Besides, all the cool kids are doing it. Requests is one of the most downloaded Python packages of all time, pulling in over ~1.6 million installations per day!

Feature Support

Requests III is ready for today's web.

  • Support for H11 & H2 protocols.
  • Type-annotations for all public-facing APIs.
  • Better defaults; required timeouts.
  • async/await keyword & asyncio support.
  • Compability with Python 3.6+.

While retaining all the features of Requests Classic:

  • International Domains and URLs
  • Keep-Alive & Connection Pooling
  • Sessions with Cookie Persistence
  • Browser-style SSL Verification
  • Basic/Digest Authentication
  • Elegant Key/Value Cookies
  • Automatic Decompression
  • Automatic Content Decoding
  • Unicode Response Bodies
  • Multipart File Uploads
  • HTTP(S) Proxy Support
  • Connection Timeouts
  • Streaming Downloads
  • .netrc Support
  • Chunked Requests

Satisfaction guaranteed.

Documentation

Fantastic documentation is available at http://3.python-requests.org/, for a limited time only.

How to Contribute

  1. Check for open issues or open a fresh issue to start a discussion around a feature idea or a bug.

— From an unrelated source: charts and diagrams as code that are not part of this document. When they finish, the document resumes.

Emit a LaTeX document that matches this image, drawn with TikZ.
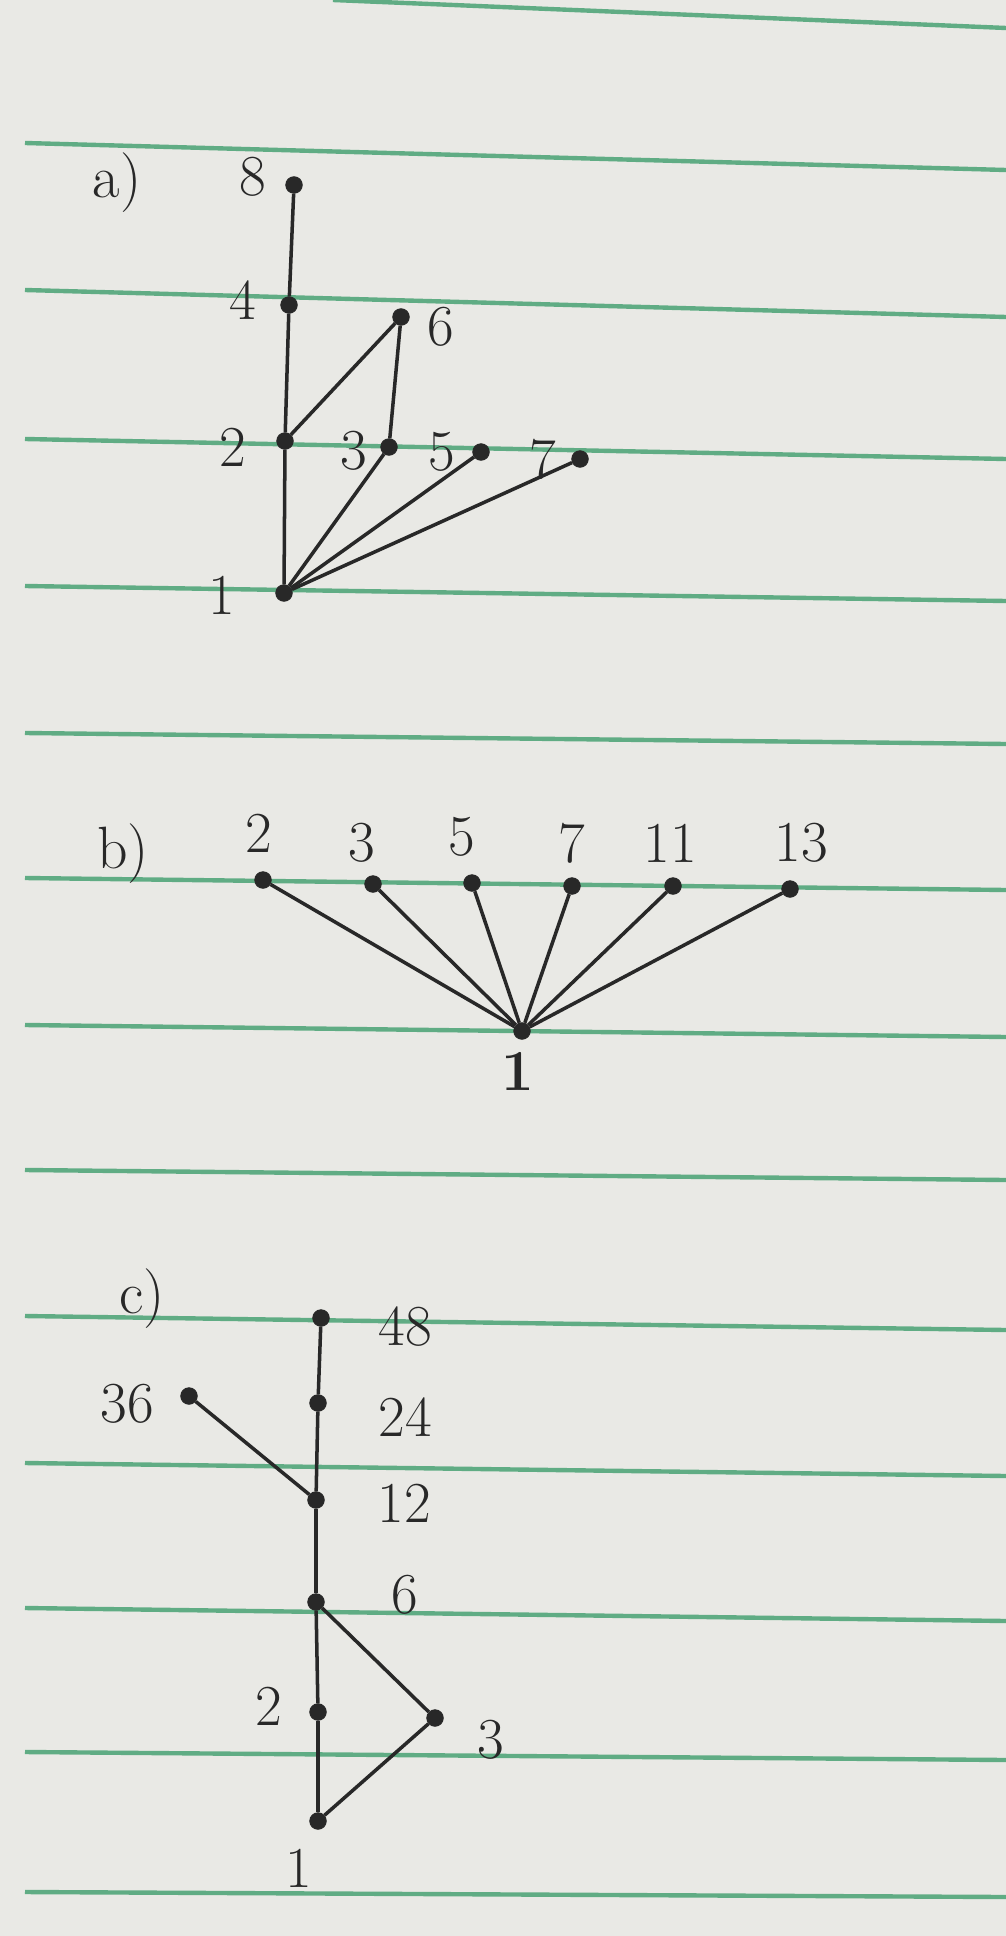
\documentclass[tikz,border=0pt]{standalone}
\usepackage{tikz}
\usetikzlibrary{positioning}
\definecolor{paper}{RGB}{233,233,229}
\definecolor{ruling}{RGB}{96,172,132}
\definecolor{ink}{RGB}{40,40,40}
\tikzset{
  vtx/.style={circle,fill=ink,draw=ink,inner sep=0pt,minimum size=9.5pt},
  lbl/.style={text=ink,font=\fontsize{33}{37}\selectfont},
  part/.style={text=ink,font=\fontsize{34}{38}\selectfont},
  edge/.style={draw=ink,line width=2pt}
}
\begin{document}
\begin{tikzpicture}[x=0.02cm,y=-0.02cm]
        \useasboundingbox (0,0) rectangle (1006,1936);
        \fill[paper] (0,0) rectangle (1006,1936);
        % Ruling
        \draw[ruling,line width=2.5pt] (333,0) -- (1006,28);
        \foreach \ya/\yb in {143/170,290/317,439/459,586/601,733/744,878/890,1025/1037,1170/1180,1316/1330,1463/1476,1608/1621,1752/1760,1892/1897}
          \draw[ruling,line width=2.5pt] (25,\ya) -- (1006,\yb);
        % a)
        \node(parta) at (117,183)[part] {a)};
        \node(a8) at (294,185)[vtx] {};
        \node(a4) at (289,305)[vtx] {};
        \node(a6) at (401,317)[vtx] {};
        \node(a2) at (285,441)[vtx] {};
        \node(a3) at (389,447)[vtx] {};
        \node(a5) at (481,452)[vtx] {};
        \node(a7) at (580,459)[vtx] {};
        \node(a1) at (284,593)[vtx] {};
        \node(a8t) at (253,177)[lbl] {8};
        \node(a4t) at (243,300)[lbl] {4};
        \node(a6t) at (441,327)[lbl] {6};
        \node(a2t) at (233,447)[lbl] {2};
        \node(a3t) at (354,451)[lbl] {3};
        \node(a5t) at (442,452)[lbl] {5};
        \node(a7t) at (543,459)[lbl] {7};
        \node(a1t) at (222,595)[lbl] {1};
        \draw[edge] (a8) -- (a4);
        \draw[edge] (a4) -- (a2);
        \draw[edge] (a2) -- (a6);
        \draw[edge] (a6) -- (a3);
        \draw[edge] (a2) -- (a1);
        \draw[edge] (a3) -- (a1);
        \draw[edge] (a5) -- (a1);
        \draw[edge] (a7) -- (a1);
        % b)
        \node(partb) at (123,854)[part] {b)};
        \node(b2) at (263,880)[vtx] {};
        \node(b3) at (373,884)[vtx] {};
        \node(b5) at (472,883)[vtx] {};
        \node(b7) at (572,886)[vtx] {};
        \node(b11) at (673,886)[vtx] {};
        \node(b13) at (790,889)[vtx] {};
        \node(b1) at (522,1031)[vtx] {};
        \node(b2t) at (259,833)[lbl] {2};
        \node(b3t) at (362,843)[lbl] {3};
        \node(b5t) at (462,837)[lbl] {5};
        \node(b7t) at (572,843)[lbl] {7};
        \node(b11t) at (670,843)[lbl] {11};
        \node(b13t) at (801,843)[lbl] {13};
        \node(b1t) at (518,1071)[lbl] {\textbf{1}};
        \foreach \t in {2,3,5,7,11,13}
          \draw[edge] (b\t) -- (b1);
        % c)
        \node(partc) at (142,1299)[part] {c)};
        \node(c48) at (321,1318)[vtx] {};
        \node(c24) at (318,1403)[vtx] {};
        \node(c36) at (189,1396)[vtx] {};
        \node(c12) at (316,1500)[vtx] {};
        \node(c6) at (316,1602)[vtx] {};
        \node(c2) at (318,1712)[vtx] {};
        \node(c3) at (435,1718)[vtx] {};
        \node(c1) at (318,1821)[vtx] {};
        \node(c48t) at (405,1327)[lbl] {48};
        \node(c24t) at (405,1417)[lbl] {24};
        \node(c36t) at (127,1404)[lbl] {36};
        \node(c12t) at (404,1503)[lbl] {12};
        \node(c6t) at (405,1595)[lbl] {6};
        \node(c2t) at (269,1706)[lbl] {2};
        \node(c3t) at (491,1740)[lbl] {3};
        \node(c1t) at (299,1868)[lbl] {1};
        \draw[edge] (c48) -- (c24);
        \draw[edge] (c24) -- (c12);
        \draw[edge] (c36) -- (c12);
        \draw[edge] (c12) -- (c6);
        \draw[edge] (c6) -- (c2);
        \draw[edge] (c2) -- (c1);
        \draw[edge] (c6) -- (c3);
        \draw[edge] (c3) -- (c1);
\end{tikzpicture}
\end{document}
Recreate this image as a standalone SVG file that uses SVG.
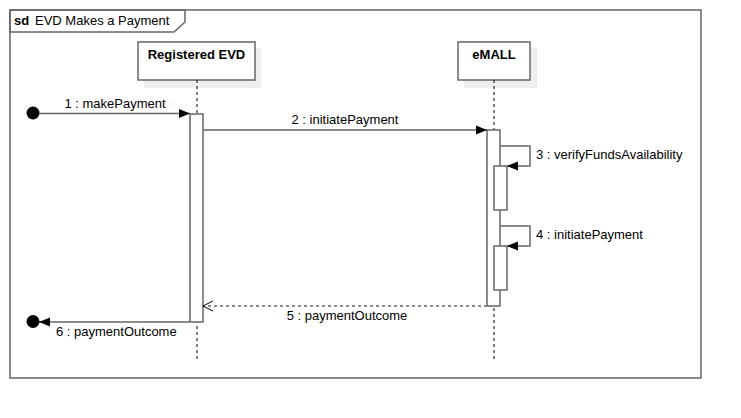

There is a Contributor Friendly tag for issues that should be ideal for people who are not very familiar with the codebase yet.
  2. Fork the repository on GitHub to start making your changes to the master branch (or branch off of it).
  3. Write a test which shows that the bug was fixed or that the feature works as expected.
  4. Send a pull request and bug the maintainer until it gets merged and published. :) Make sure to add yourself to AUTHORS.